On 3/6/13 6:03 AM, Paul Stubbe wrote:
>
>
> Op vrijdag 12 oktober 2012 16:52:02 UTC+2 schreef Peter Karman het volgende:
>
> What I did was add this to my swish.config:
>
> MetaNames origin
>
> and then, since I was spidering a website, I added a doc-filter like
> this:
>
> % cat
doc-filter.pl <
http://doc-filter.pl>
> sub {
> my $doc = shift;
>
> my $buf = $doc->content;
>
> # add origin meta value
> $buf =~ s,</head>,<meta name="origin" value="mysite"/></head>,;
>
> # reset the content
> $doc->content($buf);
> }
>
> and then invoked that filter from swish3 cmd line:
>
> % swish3 -S spider -F lucy \
> -f dezi.index -i
http://mysite.foo \
> -c swish.conf --doc_filter
doc-filter.pl <
http://doc-filter.pl>
>
>
> Peter,
>
> Can / Should I use your new "dezibot" to do the same thing? (Add
> meta info.)
>
> What do you propose?
>
Paul,
Thanks for the question.
The dezibot implementation is just a wrapper around the swish3 spider,
providing persistent caching and storage using DBI to allow for scaling
to multiple simultaneous crawls.
For your purposes, I still suggest the swish3 spider with doc_filter.

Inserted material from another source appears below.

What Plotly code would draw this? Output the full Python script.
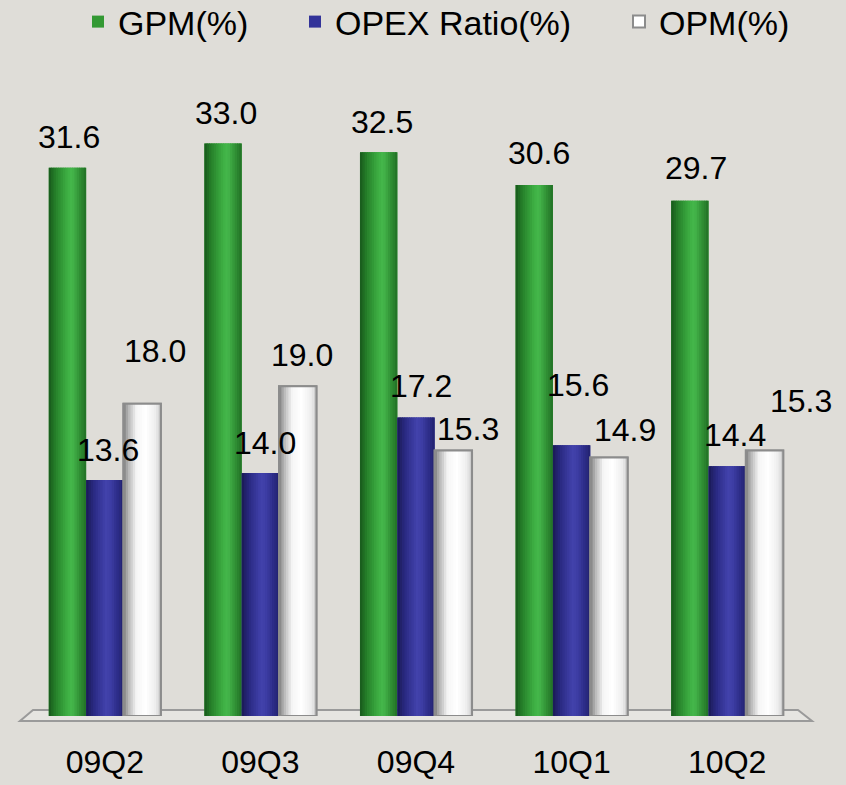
import plotly.graph_objects as go

# ---------------- data ----------------
categories = ["09Q2", "09Q3", "09Q4", "10Q1", "10Q2"]
gpm = [31.6, 33.0, 32.5, 30.6, 29.7]
opex_ratio = [13.6, 14.0, 17.2, 15.6, 14.4]
opm = [18.0, 19.0, 15.3, 14.9, 15.3]
series_names = ["GPM(%)", "OPEX Ratio(%)", "OPM(%)"]

# ---------------- layout geometry ----------------
W, H = 846, 785
ML, MR, MT, MB = 27, 41, 57, 69
PW, PH = W - ML - MR, H - MT - MB
PX_PER_UNIT = 17.35
Y_TOP = PH / PX_PER_UNIT
BW = 0.24                 # bar width (category units)
OFFS = [-0.36, -0.12, 0.12]
FONT = "Liberation Sans, Arial, Helvetica, sans-serif"
BG = "#dfddd8"

# cylinder shading stops (fraction across bar -> colour)
STOPS = [
    [(0.0, (24, 88, 27)), (0.18, (38, 128, 42)), (0.5, (62, 176, 68)), (0.62, (70, 184, 76)),
     (0.85, (46, 140, 50)), (1.0, (34, 112, 38))],
    [(0.0, (26, 26, 84)), (0.2, (42, 42, 130)), (0.52, (66, 66, 172)), (0.64, (62, 62, 166)),
     (0.86, (44, 44, 134)), (1.0, (34, 34, 110))],
    [(0.0, (125, 125, 125)), (0.12, (178, 178, 178)), (0.35, (246, 246, 246)), (0.6, (255, 255, 255)),
     (0.88, (236, 236, 236)), (1.0, (196, 196, 196))],
]
BASE = ["#339933", "#333399", "#ffffff"]


def interp(stops, t):
    for (t0, c0), (t1, c1) in zip(stops[:-1], stops[1:]):
        if t0 <= t <= t1:
            f = (t - t0) / (t1 - t0) if t1 > t0 else 0
            c = [round(a + (b - a) * f) for a, b in zip(c0, c1)]
            return "rgb(%d,%d,%d)" % tuple(c)
    return "rgb(%d,%d,%d)" % stops[-1][1]


fig = go.Figure()
N = 16
all_vals = [gpm, opex_ratio, opm]
legend_ids = ["legend", "legend2", "legend3"]
for s, vals in enumerate(all_vals):
    off = OFFS[s]
    # base trace carrying the legend entry
    fig.add_trace(go.Bar(
        x=categories, y=vals, width=BW, offset=off, name=series_names[s],
        legend=legend_ids[s], showlegend=True,
        marker=dict(color=BASE[s], line=dict(color="#8c8c8c" if s == 2 else BASE[s],
                                             width=2 if s == 2 else 0)),
        hoverinfo="skip"))
    sw = BW / N
    for k in range(N):
        start = off + k * sw
        width = min(sw * 1.4, off + BW - start)
        fig.add_trace(go.Bar(
            x=categories, y=vals, width=width, offset=start,
            marker=dict(color=interp(STOPS[s], (k + 0.5) / N), line=dict(width=0)),
            showlegend=False, hoverinfo="skip"))
    if s == 2:
        fig.add_trace(go.Bar(
            x=categories, y=vals, width=BW, offset=off,
            marker=dict(color="rgba(0,0,0,0)", line=dict(color="#8c8c8c", width=2)),
            showlegend=False, hoverinfo="skip"))

# data labels (per-point placement as in the original)
label_dx = [[2, 3, 3, 5, 6], [3, 5, 5, 6, 8], [13, 4, 15, 16, 36]]
label_dy = [[31, 30, 30, 32, 33], [30, 30, 32, 60, 31], [53, 31, 22, 27, 50]]
for s, vals in enumerate(all_vals):
    for i, v in enumerate(vals):
        fig.add_annotation(
            x=i + OFFS[s] + BW / 2, y=v, xref="x", yref="y", text=f"{v:.1f}",
            showarrow=False, xanchor="center", yanchor="middle",
            xshift=label_dx[s][i], yshift=label_dy[s][i],
            font=dict(family=FONT, size=32, color="#000000"))


def px(x):
    return (x - ML) / PW


def py(y):
    return (H - MB - y) / PH


# 3-D floor
floor = [(33, 710), (798, 710), (812, 721), (20, 721)]
path = "M " + " L ".join(f"{px(a):.5f},{py(b):.5f}" for a, b in floor) + " Z"
fig.add_shape(type="path", path=path, xref="paper", yref="paper", layer="below",
              fillcolor="#e6e5e1", line=dict(color="#9a9a9a", width=2))

legend_common = dict(orientation="h", yanchor="middle", xanchor="left",
                     font=dict(family=FONT, size=34, color="#000000"),
                     bgcolor="rgba(0,0,0,0)", borderwidth=0)
legend_x_px = [78, 295, 619]

fig.update_layout(
    width=W, height=H,
    margin=dict(l=ML, r=MR, t=MT, b=MB, pad=0, autoexpand=False),
    paper_bgcolor=BG, plot_bgcolor=BG,
    barmode="overlay",
    showlegend=True,
    legend=dict(x=px(legend_x_px[0]), y=py(22), **legend_common),
    legend2=dict(x=px(legend_x_px[1]), y=py(22), **legend_common),
    legend3=dict(x=px(legend_x_px[2]), y=py(22), **legend_common),
    xaxis=dict(type="category", range=[-0.5, 4.5], showgrid=False, zeroline=False,
               showline=False, ticks="", tickfont=dict(family=FONT, size=32, color="#000000"),
               ticklabelstandoff=24, automargin=False, fixedrange=True),
    yaxis=dict(range=[0, Y_TOP], visible=False, showgrid=False, zeroline=False,
               automargin=False, fixedrange=True),
    font=dict(family=FONT, color="#000000"),
)

fig.write_html("out.html")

That keeps all your collections in a single index. You could also create
multiple indexes, one for each data store, which is a similar technique
I'm using now at $work here:
https://www.publicinsightnetwork.org/?s=test
In those results, the Post results are indexed with the
dezi-for-wordpress plugin and the Query results are getting indexed
outside of wordpress. Dezi then serves up 2 indexes (one for each type,
each with same schema) and provides integrated results via the wordpress
plugin on the site.
My Dezi config looks like:
{ engine_config => {
index => [qw( pin.org.index queries.index )],
parser_config => { query_dialect => 'Lucy', },
facets => { names => [
qw( categories tags author type )]
},
do_not_hilite => { map { $_ => 1 }
qw( permalink type categories tags author ) },
cache_ttl => 60, # only cache facets a short time
# result attributes in response
fields => [
qw( id permalink numcomments categories categoriessrch
tags tagssrch author author_s type date modified
displaydate displaymodified )
],
},
}
HTH,
pek